→ GOAL: Repeat the span of the entries below that starts at the line with "Clone this chart in matplotlib." and ends at the line with "from matplotlib.patches import FancyBboxPatch", nothing more. Skip the pictures.

___ RECORDED DATA

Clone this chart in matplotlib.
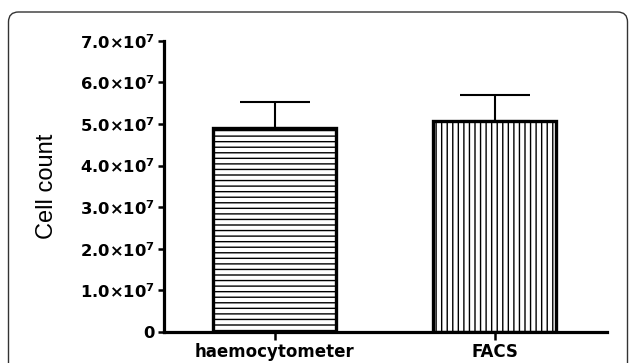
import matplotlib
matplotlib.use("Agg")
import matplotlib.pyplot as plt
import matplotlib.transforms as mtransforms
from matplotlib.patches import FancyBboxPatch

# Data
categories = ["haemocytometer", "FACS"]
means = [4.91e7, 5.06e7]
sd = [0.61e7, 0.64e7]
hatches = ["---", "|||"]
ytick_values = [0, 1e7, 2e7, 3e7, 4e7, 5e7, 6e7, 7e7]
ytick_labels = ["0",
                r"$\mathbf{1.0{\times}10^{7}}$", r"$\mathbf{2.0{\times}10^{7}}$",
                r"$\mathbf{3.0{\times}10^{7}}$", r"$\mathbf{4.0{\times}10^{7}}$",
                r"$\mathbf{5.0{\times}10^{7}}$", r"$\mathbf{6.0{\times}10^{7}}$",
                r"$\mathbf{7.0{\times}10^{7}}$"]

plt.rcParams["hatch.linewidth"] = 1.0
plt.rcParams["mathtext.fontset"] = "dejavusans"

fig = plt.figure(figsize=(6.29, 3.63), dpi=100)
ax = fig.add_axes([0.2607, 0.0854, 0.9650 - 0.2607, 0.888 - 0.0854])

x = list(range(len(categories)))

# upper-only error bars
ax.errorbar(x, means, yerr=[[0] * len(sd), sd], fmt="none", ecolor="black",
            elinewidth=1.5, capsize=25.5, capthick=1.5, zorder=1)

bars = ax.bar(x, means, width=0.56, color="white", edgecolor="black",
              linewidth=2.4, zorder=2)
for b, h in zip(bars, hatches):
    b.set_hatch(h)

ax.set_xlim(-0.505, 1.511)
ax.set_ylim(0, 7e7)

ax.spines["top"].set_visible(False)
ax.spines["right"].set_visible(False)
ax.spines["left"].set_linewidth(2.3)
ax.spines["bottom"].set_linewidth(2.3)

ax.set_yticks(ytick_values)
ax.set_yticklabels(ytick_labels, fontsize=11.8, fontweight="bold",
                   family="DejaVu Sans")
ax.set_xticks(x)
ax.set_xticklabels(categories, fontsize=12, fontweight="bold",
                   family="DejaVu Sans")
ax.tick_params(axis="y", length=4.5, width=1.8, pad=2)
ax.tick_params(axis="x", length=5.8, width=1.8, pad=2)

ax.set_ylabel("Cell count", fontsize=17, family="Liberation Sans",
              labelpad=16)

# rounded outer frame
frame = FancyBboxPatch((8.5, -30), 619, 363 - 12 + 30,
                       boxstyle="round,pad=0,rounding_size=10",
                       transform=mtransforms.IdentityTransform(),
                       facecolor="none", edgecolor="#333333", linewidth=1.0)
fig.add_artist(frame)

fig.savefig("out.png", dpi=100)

______
___ RECORDED DATA

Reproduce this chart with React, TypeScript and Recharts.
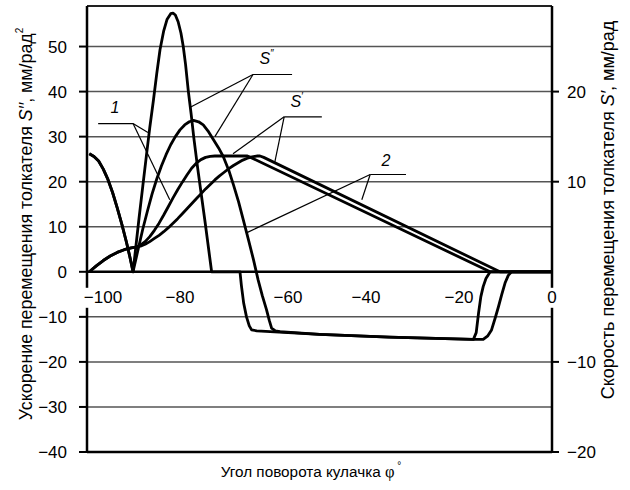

______

→ RESULT:
Clone this chart in matplotlib.
import matplotlib
matplotlib.use("Agg")
import matplotlib.pyplot as plt
import matplotlib.transforms as mtransforms
from matplotlib.patches import FancyBboxPatch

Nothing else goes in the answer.